Friday, June 11, 2010
deep breath
in 1577 Saint Teresa of Avila wrote "The Interior Castle" about her ongoing vision of the seven-layered, seven-skinned, seven-walled abode of the soul whose interior everyone must traverse. The difficult journey is the inward one, to reach oneself.
Two other castles I glimpsed this week, exhibiting unmistakable architectures:
This past Saturday, a poppy - an accomplished, professional flower. Means business. Sets up shop sturdily. Evidences its intention of burst in penile flower bulb - then eruption of petals so resolute they read plastic - temporarily wrinkled from deep compression. A world zeroing in on the black black center, startling and ornate, so much dark ring on ring, the center of an infinitely florid shameless pink.

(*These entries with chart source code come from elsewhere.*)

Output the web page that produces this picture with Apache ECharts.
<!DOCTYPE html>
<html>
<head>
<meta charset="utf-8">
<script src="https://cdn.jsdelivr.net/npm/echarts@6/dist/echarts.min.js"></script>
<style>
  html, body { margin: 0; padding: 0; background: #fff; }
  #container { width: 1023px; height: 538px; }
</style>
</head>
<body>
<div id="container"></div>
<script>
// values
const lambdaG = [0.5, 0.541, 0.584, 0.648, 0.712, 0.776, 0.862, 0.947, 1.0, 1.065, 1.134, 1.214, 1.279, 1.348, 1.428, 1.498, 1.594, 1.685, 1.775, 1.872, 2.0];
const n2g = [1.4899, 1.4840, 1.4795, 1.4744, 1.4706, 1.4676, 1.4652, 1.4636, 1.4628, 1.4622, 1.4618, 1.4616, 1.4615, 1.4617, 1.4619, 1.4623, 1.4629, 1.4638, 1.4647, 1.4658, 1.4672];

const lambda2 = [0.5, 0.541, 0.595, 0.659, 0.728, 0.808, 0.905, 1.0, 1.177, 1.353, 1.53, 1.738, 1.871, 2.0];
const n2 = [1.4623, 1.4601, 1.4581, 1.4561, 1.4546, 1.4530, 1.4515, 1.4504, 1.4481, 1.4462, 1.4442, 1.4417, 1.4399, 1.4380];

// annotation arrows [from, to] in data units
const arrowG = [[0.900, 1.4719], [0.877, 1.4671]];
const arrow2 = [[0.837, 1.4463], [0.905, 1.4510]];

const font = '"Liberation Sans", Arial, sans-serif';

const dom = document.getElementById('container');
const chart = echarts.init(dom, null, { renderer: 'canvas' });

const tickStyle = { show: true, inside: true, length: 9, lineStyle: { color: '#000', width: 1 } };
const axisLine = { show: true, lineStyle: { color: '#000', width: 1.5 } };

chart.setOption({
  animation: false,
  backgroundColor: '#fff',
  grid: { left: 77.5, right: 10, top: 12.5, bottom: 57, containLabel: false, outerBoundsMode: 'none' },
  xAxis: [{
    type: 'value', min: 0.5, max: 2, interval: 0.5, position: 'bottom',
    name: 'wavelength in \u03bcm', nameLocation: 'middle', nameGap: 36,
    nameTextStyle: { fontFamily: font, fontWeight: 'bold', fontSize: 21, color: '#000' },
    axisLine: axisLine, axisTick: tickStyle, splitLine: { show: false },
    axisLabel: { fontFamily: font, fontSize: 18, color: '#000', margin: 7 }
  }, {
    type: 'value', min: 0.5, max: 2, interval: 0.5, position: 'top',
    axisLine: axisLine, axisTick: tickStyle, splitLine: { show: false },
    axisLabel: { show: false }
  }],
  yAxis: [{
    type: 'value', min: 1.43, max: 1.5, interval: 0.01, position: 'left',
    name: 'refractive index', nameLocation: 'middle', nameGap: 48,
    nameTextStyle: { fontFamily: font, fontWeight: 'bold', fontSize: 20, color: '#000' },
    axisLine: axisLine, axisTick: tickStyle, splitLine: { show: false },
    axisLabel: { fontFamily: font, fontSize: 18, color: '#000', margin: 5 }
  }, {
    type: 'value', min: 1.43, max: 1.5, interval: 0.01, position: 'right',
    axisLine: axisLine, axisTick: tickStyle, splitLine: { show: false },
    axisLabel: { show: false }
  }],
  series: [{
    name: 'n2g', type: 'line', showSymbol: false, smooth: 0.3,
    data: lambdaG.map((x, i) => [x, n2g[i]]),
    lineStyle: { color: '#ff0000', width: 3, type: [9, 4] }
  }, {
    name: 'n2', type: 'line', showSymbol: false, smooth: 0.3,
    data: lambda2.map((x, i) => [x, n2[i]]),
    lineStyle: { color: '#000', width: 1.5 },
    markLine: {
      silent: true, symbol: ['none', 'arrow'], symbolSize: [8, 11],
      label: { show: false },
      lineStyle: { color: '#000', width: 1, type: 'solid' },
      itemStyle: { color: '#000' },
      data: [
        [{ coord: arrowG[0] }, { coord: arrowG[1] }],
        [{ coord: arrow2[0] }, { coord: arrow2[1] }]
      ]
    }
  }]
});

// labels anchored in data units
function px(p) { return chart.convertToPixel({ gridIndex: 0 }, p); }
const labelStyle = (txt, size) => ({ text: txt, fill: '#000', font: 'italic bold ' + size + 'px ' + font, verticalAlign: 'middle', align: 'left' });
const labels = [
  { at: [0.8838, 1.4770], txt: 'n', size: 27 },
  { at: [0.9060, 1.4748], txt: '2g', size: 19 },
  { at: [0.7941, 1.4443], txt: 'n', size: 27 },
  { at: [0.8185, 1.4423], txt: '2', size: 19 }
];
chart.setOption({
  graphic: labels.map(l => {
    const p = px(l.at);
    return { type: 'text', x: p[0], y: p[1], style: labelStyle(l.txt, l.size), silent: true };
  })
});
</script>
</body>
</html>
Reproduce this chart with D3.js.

Then this morning, a blues song on the radio. The singers starts with the talking blues, telling a story about the song as the chords progress, wind around, begin their loop again, as he finishes the story, the chords deliver me, descend me precisely, drop me on twanging wings right to the foot of, to the doorstep of, over the mote to the drawbridge of the castle wrought of nothing, of everything, a castle of rhythm and tone: to the inner courtyard, the meadow, infinitely large, infinitely inside the song. The first chorus begins - I am in.